- COLLECTED DATA:
## BEGIN

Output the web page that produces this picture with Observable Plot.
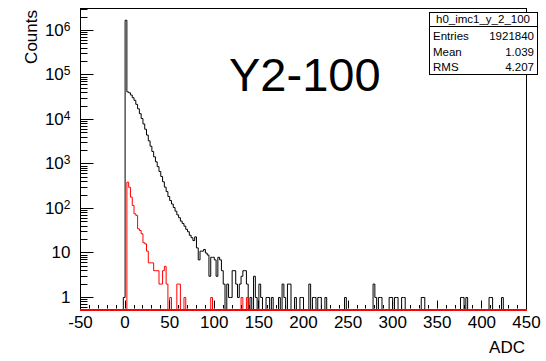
<!DOCTYPE html>
<html>
<head>
<meta charset="utf-8">
<script src="https://cdn.jsdelivr.net/npm/d3@7"></script>
<script src="https://cdn.jsdelivr.net/npm/@observablehq/plot@0.6"></script>
<style>
  html, body { margin: 0; padding: 0; background: #fff; }
  #chart svg { display: block; }
</style>
</head>
<body>
<div id="chart"></div>
<script>
// ---- histogram contents (bin left edge in ADC, bin width 2) ----
const blackBins = [-2, 0, 2, 4, 6, 8, 10, 12, 14, 16, 18, 20, 22, 24, 26, 28, 30, 32, 34, 36, 38, 40,
  42, 44, 46, 48, 50, 52, 54, 56, 58, 60, 62, 64, 66, 68, 70, 72, 74, 76, 78, 80, 82, 84, 86, 88,
  90, 92, 94, 96, 98, 100, 102, 104, 106, 108, 110, 114, 116, 118, 120, 122, 124, 126, 128, 130,
  132, 134, 136, 140, 144, 146, 150, 152, 158, 160, 164, 172, 176, 178, 182, 184, 190, 196, 198,
  206, 210, 212, 216, 218, 224, 246, 278, 280, 284, 286, 296, 298, 302, 304, 310, 312, 332, 334,
  376, 378, 382, 408, 410, 422];
const blackCounts = [1, 1700000, 41700, 39800, 35500, 30900, 26900, 21900, 17400, 13500, 10500, 7940,
  6030, 4470, 3310, 2510, 1910, 1450, 1120, 871, 676, 525, 398, 302, 240, 186, 151, 126, 105, 87,
  72, 62, 52, 46, 40, 34, 30, 25, 22, 19, 23, 13, 7, 11, 11, 12, 10, 9, 3, 8, 8, 7, 3, 8, 7, 4, 2,
  2, 1, 1, 4, 4, 2, 1, 2, 3, 4, 4, 2, 1, 3, 1, 2, 1, 1, 1, 1, 1, 2, 1, 2, 2, 1, 1, 1,
  2, 1, 1, 1, 1, 1, 1, 2, 1, 1, 1, 1, 1, 1, 1, 1, 1, 1, 1,
  1, 1, 1, 1, 1, 1];

const redBins = [2, 4, 6, 8, 10, 12, 14, 16, 18, 20, 22, 24, 26, 28, 30, 32, 34, 36, 38, 40, 42, 44,
  46, 50, 58, 60, 66, 96, 130, 136];
const redCounts = [390, 300, 180, 117, 76, 70, 35, 32, 27, 17, 16, 11, 6, 6, 6, 4, 4, 4, 2, 2, 4, 5,
  2, 1, 2, 2, 1, 1, 1, 1];

// ---- axes ----
const xTicks = [-50, 0, 50, 100, 150, 200, 250, 300, 350, 400, 450];
const xMinorTicks = d3.range(-50, 451, 10);
const yTicks = [1, 10, 100, 1e3, 1e4, 1e5, 1e6];
const yTickBases = ["1", "10", "10", "10", "10", "10", "10"];
const yTickExponents = ["", "", "2", "3", "4", "5", "6"];
const yMinorTicks = [0.6, 0.7, 0.8, 0.9, 2, 3, 4, 5, 6, 7, 8, 9, 20, 30, 40, 50, 60, 70, 80, 90,
  200, 300, 400, 500, 600, 700, 800, 900, 2e3, 3e3, 4e3, 5e3, 6e3, 7e3, 8e3, 9e3,
  2e4, 3e4, 4e4, 5e4, 6e4, 7e4, 8e4, 9e4, 2e5, 3e5, 4e5, 5e5, 6e5, 7e5, 8e5, 9e5, 2e6, 3e6];
const xLabel = "ADC";
const yLabel = "Counts";
const bigLabel = "Y2-100";

// ---- stats box ----
const histName = "h0_imc1_y_2_100";
const statNames = ["Entries", "Mean", "RMS"];
const statValues = ["1921840", "1.039", "4.207"];

(function () {
const xMin = -50, xMax = 450, binWidth = 2;
const yMin = 0.537, yMax = 3.12e6;

function fillHist(bins, counts) {
  const m = new Map(bins.map((b, i) => [b, counts[i]]));
  const out = [];
  for (let x = xMin; x < xMax; x += binWidth) out.push({x, y: Math.max(m.get(x) ?? 0, yMin)});
  out.push({x: xMax, y: out[out.length - 1].y});
  return out;
}
const blackData = fillHist(blackBins, blackCounts);
const redData = fillHist(redBins, redCounts);
const yIndex = new Map(yTicks.map((t, i) => [t, i]));

const FONT = "'Liberation Sans', Arial, Helvetica, sans-serif";

const plot = Plot.plot({
  width: 546,
  height: 361,
  marginLeft: 80,
  marginRight: 20,
  marginTop: 8,
  marginBottom: 52,
  style: {fontFamily: FONT, fontSize: "17px", background: "white", color: "black"},
  x: {domain: [xMin, xMax]},
  y: {type: "log", domain: [yMin, yMax]},
  marks: [
    Plot.frame({stroke: "black"}),
    Plot.line(blackData, {x: "x", y: "y", curve: "step-after", stroke: "black", strokeWidth: 1}),
    Plot.line(redData, {x: "x", y: "y", curve: "step-after", stroke: "#ff0000", strokeWidth: 1}),
    Plot.axisX({ticks: xTicks, tickSize: 0, tickPadding: 6, tickFormat: d => String(d), label: null}),
    Plot.axisY({ticks: yTicks, tickSize: 0, tickPadding: 10,
      tickFormat: d => yTickBases[yIndex.get(d)] + yTickExponents[yIndex.get(d)], label: null})
  ]
});

document.getElementById("chart").appendChild(plot);

const svg = d3.select(plot);
const sx = plot.scale("x"), sy = plot.scale("y");
const pxLeft = sx.apply(xMin), pxRight = sx.apply(xMax);
const pxBottom = sy.apply(yMin);

// y tick labels: base with raised exponent, as ROOT prints them
svg.selectAll('g[aria-label="y-axis tick label"] text').each(function (d, i) {
  const t = d3.select(this);
  const idx = yTicks.findIndex((v, j) => yTickBases[j] + yTickExponents[j] === t.text());
  if (idx < 0 || !yTickExponents[idx]) return;
  t.text(yTickBases[idx]);
  t.append("tspan").attr("dy", "-0.42em").attr("font-size", 12).text(yTickExponents[idx]);
});

// zero level of the red histogram, drawn along the frame bottom as ROOT does
svg.append("rect").attr("x", pxLeft).attr("width", pxRight - pxLeft + 1)
  .attr("y", Math.round(pxBottom)).attr("height", 2)
  .attr("fill", "#ff0000").attr("stroke", "none");

// inward ticks, ROOT style
const tg = svg.append("g").attr("stroke", "black").attr("stroke-width", 1).attr("transform", "translate(0.5,0.5)");
xMinorTicks.forEach(v => {
  const major = xTicks.includes(v);
  const x = Math.round(sx.apply(v));
  tg.append("line").attr("x1", x).attr("x2", x).attr("y1", pxBottom - 1).attr("y2", pxBottom - (major ? 9 : 4.5));
});
yTicks.concat(yMinorTicks).forEach(v => {
  const major = yTicks.includes(v);
  const y = Math.round(sy.apply(v));
  tg.append("line").attr("x1", pxLeft).attr("x2", pxLeft + (major ? 13 : 7)).attr("y1", y).attr("y2", y);
});

// axis titles
svg.append("text").attr("x", 525).attr("y", 353).attr("text-anchor", "end")
  .attr("font-family", FONT).attr("font-size", 17).attr("fill", "black").text(xLabel);
svg.append("text").attr("transform", "translate(37,10) rotate(-90)").attr("text-anchor", "end")
  .attr("font-family", FONT).attr("font-size", 17).attr("fill", "black").text(yLabel);

// big label
svg.append("text").attr("x", 229).attr("y", 91).attr("text-anchor", "start")
  .attr("font-family", FONT).attr("font-size", 47).attr("fill", "black").text(bigLabel);

// stats box
const bx = 429, by = 12, bw = 108, bh = 62;
const sg = svg.append("g").attr("font-family", FONT).attr("font-size", 11.5).attr("fill", "black");
sg.append("rect").attr("x", bx + 0.5).attr("y", by + 0.5).attr("width", bw).attr("height", bh)
  .attr("fill", "white").attr("stroke", "black");
sg.append("line").attr("x1", bx).attr("x2", bx + bw).attr("y1", by + 14.5).attr("y2", by + 14.5).attr("stroke", "black");
sg.append("text").attr("x", bx + bw / 2).attr("y", by + 11).attr("text-anchor", "middle").text(histName);
statNames.forEach((n, i) => {
  const yy = by + 28 + i * 15.5;
  sg.append("text").attr("x", bx + 4).attr("y", yy).attr("text-anchor", "start").text(n);
  sg.append("text").attr("x", bx + bw - 3).attr("y", yy).attr("text-anchor", "end").text(statValues[i]);
});
})();
</script>
</body>
</html>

## END

- WORK TO COMPLETE: Quote, exactly and only, the lines from the first line of the data above through the line containing "2, 1, 2, 2, 1, 1, 1, 1];". The pictures do not belong in it.

- EXPECTED ANSWER:
Output the web page that produces this picture with Observable Plot.
<!DOCTYPE html>
<html>
<head>
<meta charset="utf-8">
<script src="https://cdn.jsdelivr.net/npm/d3@7"></script>
<script src="https://cdn.jsdelivr.net/npm/@observablehq/plot@0.6"></script>
<style>
  html, body { margin: 0; padding: 0; background: #fff; }
  #chart svg { display: block; }
</style>
</head>
<body>
<div id="chart"></div>
<script>
// ---- histogram contents (bin left edge in ADC, bin width 2) ----
const blackBins = [-2, 0, 2, 4, 6, 8, 10, 12, 14, 16, 18, 20, 22, 24, 26, 28, 30, 32, 34, 36, 38, 40,
  42, 44, 46, 48, 50, 52, 54, 56, 58, 60, 62, 64, 66, 68, 70, 72, 74, 76, 78, 80, 82, 84, 86, 88,
  90, 92, 94, 96, 98, 100, 102, 104, 106, 108, 110, 114, 116, 118, 120, 122, 124, 126, 128, 130,
  132, 134, 136, 140, 144, 146, 150, 152, 158, 160, 164, 172, 176, 178, 182, 184, 190, 196, 198,
  206, 210, 212, 216, 218, 224, 246, 278, 280, 284, 286, 296, 298, 302, 304, 310, 312, 332, 334,
  376, 378, 382, 408, 410, 422];
const blackCounts = [1, 1700000, 41700, 39800, 35500, 30900, 26900, 21900, 17400, 13500, 10500, 7940,
  6030, 4470, 3310, 2510, 1910, 1450, 1120, 871, 676, 525, 398, 302, 240, 186, 151, 126, 105, 87,
  72, 62, 52, 46, 40, 34, 30, 25, 22, 19, 23, 13, 7, 11, 11, 12, 10, 9, 3, 8, 8, 7, 3, 8, 7, 4, 2,
  2, 1, 1, 4, 4, 2, 1, 2, 3, 4, 4, 2, 1, 3, 1, 2, 1, 1, 1, 1, 1, 2, 1, 2, 2, 1, 1, 1,
  2, 1, 1, 1, 1, 1, 1, 2, 1, 1, 1, 1, 1, 1, 1, 1, 1, 1, 1,
  1, 1, 1, 1, 1, 1];

const redBins = [2, 4, 6, 8, 10, 12, 14, 16, 18, 20, 22, 24, 26, 28, 30, 32, 34, 36, 38, 40, 42, 44,
  46, 50, 58, 60, 66, 96, 130, 136];
const redCounts = [390, 300, 180, 117, 76, 70, 35, 32, 27, 17, 16, 11, 6, 6, 6, 4, 4, 4, 2, 2, 4, 5,
  2, 1, 2, 2, 1, 1, 1, 1];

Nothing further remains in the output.